カウンセラーの人から聞いたのですが、今のこどもはゲーム感覚でワルをする。悪いという自覚がないので、捕まったときにも平然としている。親に連絡すると、やってきた親は80パーセントが「なにかの間違いじゃないですか。だれか、悪い友だちに誘われて」と言う。

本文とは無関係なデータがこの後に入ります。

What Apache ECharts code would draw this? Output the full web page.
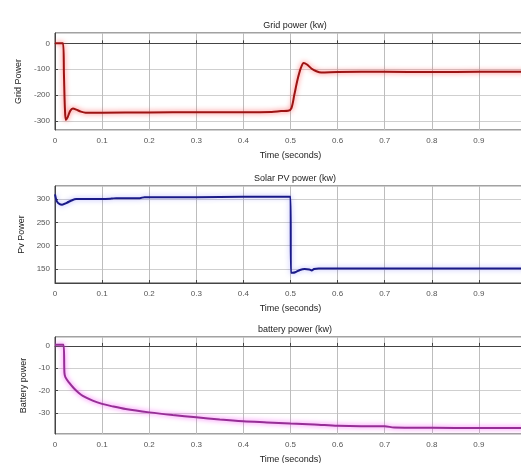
<!DOCTYPE html>
<html>
<head>
<meta charset="utf-8">
<script src="https://cdn.jsdelivr.net/npm/echarts@6/dist/echarts.min.js"></script>
<style>
  html, body { margin: 0; padding: 0; background: #fff; }
  #main { width: 521px; height: 463px; }
</style>
</head>
<body>
<div id="main"></div>
<script>
// grid power (kw)
const gridTime = [0, 0.017, 0.019, 0.021, 0.023, 0.027, 0.032, 0.038, 0.045, 0.055, 0.065, 0.1, 0.2, 0.3, 0.4, 0.46, 0.48, 0.495, 0.502, 0.508, 0.515, 0.522, 0.528, 0.535, 0.545, 0.555, 0.565, 0.6, 0.7, 0.8, 0.9, 1.0];
const gridVal  = [0, 0, -120, -250, -296, -285, -262, -252, -256, -264, -268, -268, -267, -266, -266, -265, -262, -261, -250, -200, -140, -95, -76, -82, -98, -108, -113, -111, -110, -111, -110, -110];

// solar PV power (kw)
const pvTime = [0, 0.004, 0.01, 0.015, 0.025, 0.035, 0.045, 0.1, 0.12, 0.13, 0.18, 0.19, 0.3, 0.4, 0.5, 0.501, 0.505, 0.51, 0.52, 0.53, 0.54, 0.545, 0.55, 0.56, 0.6, 0.7, 0.8, 0.9, 1.0];
const pvVal  = [310, 295, 289, 288, 292, 297, 300, 300, 301, 302, 302, 304, 304, 305, 305, 142, 142, 143, 148, 150, 149, 147, 150, 151, 151, 151, 151, 151, 151];

// battery power (kw)
const batTime = [0, 0.018, 0.02, 0.022, 0.03, 0.04, 0.05, 0.06, 0.08, 0.1, 0.12, 0.15, 0.2, 0.25, 0.3, 0.35, 0.4, 0.45, 0.5, 0.55, 0.6, 0.65, 0.7, 0.72, 0.8, 0.9, 1.0];
const batVal  = [0.5, 0.5, -12, -14, -16.5, -19, -21, -22.5, -24.5, -26, -27, -28.3, -29.8, -31, -32, -33, -33.8, -34.3, -34.8, -35.2, -35.8, -36, -36, -36.6, -36.7, -36.8, -36.8];

const titles = ['Grid power (kw)', 'Solar PV power (kw)', 'battery power (kw)'];
const yNames = ['Grid Power', 'Pv Power', 'Battery power'];
const yRanges = [[-335, 40], [120, 328], [-39.5, 4]];
const gridTops = [33, 186, 337];
const nameGaps = [32, 27, 26];
const colors = ['#9c1414', '#1a1a88', '#962e96'];
const glows = ['rgba(255,70,70,0.9)', 'rgba(90,90,255,0.5)', 'rgba(245,80,245,1)'];

const pairs = (t, v) => t.map((x, i) => [x, v[i]]);
const seriesData = [pairs(gridTime, gridVal), pairs(pvTime, pvVal), pairs(batTime, batVal)];

let myChart = echarts.init(document.getElementById('main'));
const font = 'Liberation Sans, Arial, sans-serif';

let option = {
  animation: false,
  title: titles.map((t, i) => ({
    text: t,
    left: 290,
    top: gridTops[i] - 17,
    textAlign: 'center',
    textStyle: { fontSize: 9, fontWeight: 'normal', color: '#222', fontFamily: font }
  })),
  grid: gridTops.map(t => ({
    left: 55, top: t, width: 471, height: 97,
    outerBoundsMode: 'none', containLabel: false,
    show: true, borderColor: '#444', borderWidth: 1, backgroundColor: '#fff'
  })),
  xAxis: gridTops.map((t, i) => ({
    gridIndex: i, type: 'value', min: 0, max: 1, interval: 0.1,
    name: 'Time (seconds)', nameLocation: 'middle', nameGap: 21,
    nameTextStyle: { fontSize: 9, color: '#222', fontFamily: font },
    axisLine: { show: true, lineStyle: { color: '#444' } },
    axisTick: { inside: true, length: 3, lineStyle: { color: '#444' } },
    axisLabel: { fontSize: 8, color: '#555', margin: 7, fontFamily: font,
      formatter: v => (Math.round(v * 10) / 10).toString() },
    splitLine: { show: true, lineStyle: { color: '#bdbdbd', width: 1 } }
  })),
  yAxis: yRanges.map((r, i) => ({
    gridIndex: i, type: 'value', min: r[0], max: r[1], splitNumber: 5,
    name: yNames[i], nameLocation: 'middle', nameRotate: 90, nameGap: nameGaps[i],
    nameTextStyle: { fontSize: 9, color: '#222', fontFamily: font },
    axisLine: { show: true, lineStyle: { color: '#444' } },
    axisTick: { inside: true, length: 3, lineStyle: { color: '#444' } },
    axisLabel: { fontSize: 8, color: '#555', margin: 5, fontFamily: font,
      showMinLabel: false, showMaxLabel: false },
    splitLine: { show: true, lineStyle: { color: '#cfcfcf', width: 1 } }
  })),
  series: seriesData.map((d, i) => ({
    type: 'line', xAxisIndex: i, yAxisIndex: i, data: d,
    showSymbol: false, smooth: 0.3,
    lineStyle: { color: colors[i], width: 2, shadowColor: glows[i], shadowBlur: 5 }
  }))
};

myChart.setOption(option);
</script>
</body>
</html>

そして、つぎに「学校に知らせるんですか?」さらに「いくら出せばいいんですか」とくるそうです。
ちょっと、どうかしていませんか?
頭で子育てするんじゃなくて、もっと、心を動かして子育てしてほしいと、つくづく思います。
ちなみに、私が、こどもに添っている場合じゃないと、ほとんど考える暇もなく一方的にしかるのは、命の危険があるあそびをしているとき、お金を盗んだとき、人を差別したり侮辱したりする行為をしたときくらいです。
(柴田愛子『もっと話したい子育ての楽しさ』りんごの木より)
いかがでしたでしょうか?
「子育て」って悩みの連続ですよね。「これが絶対正しい!」なんて子育て(保育)は存在しません。子どものためを思ってやることが、実は子どものためになっていなかったり、周りから見れば、「子どもがかわいそう」に見えたとしても、実は子どもにとって良いことだったりするのかもしれません。
先日、研修で聞いた話ですが、フランスの保育士と日本の保育士がお互いに保育の様子をビデオで見せ合ったらどうなるか?
日本の場合、0歳の子が泣くとすぐに保育士が駆け寄って抱っこし「○○だったのね。」と子どもの気持ちを代弁して声をかけるのが一般的ですが、そんな姿をみて、フランスの保育士たちは「あんなに早く抱っこしたら、子どもは自分が何で泣いてるのか気付けないじゃない!」と言うのだそうです。フランスでは子どもが泣いても、しばらくそのまま。だから、そんな姿を日本の保育士が見たら、「子どもが泣いてるのに、なんで放っておくの?」って感じなのだそうです。文化の違いなのでしょうね。さらに4.5歳児の様子を見ると、日本の子どもが友だちとケンカしているときに、泣きながら、チラチラ保育者を見るのに対して、フランスの子は保育士なんかには目もくれずに、ケンカしている相手に向かって自分が何で腹を立て、何で泣いているのかを必死で伝えようとしているというのです。・・・考えさせられますね。
どちらが正しいというものでなく、文化の違い、考え方の違いなのでしょうけど、何を大切に考えるかで対応は変わってくるのです。
子育て(保育)の方法は、永遠に曖昧なものなのかもしれません。行きつ戻りつ、子どもの姿をよく見ながら、その時々で何を大事にしたいのか、何を育てたいのか、複数の目で見て考え、かかわっていくものなのでしょう。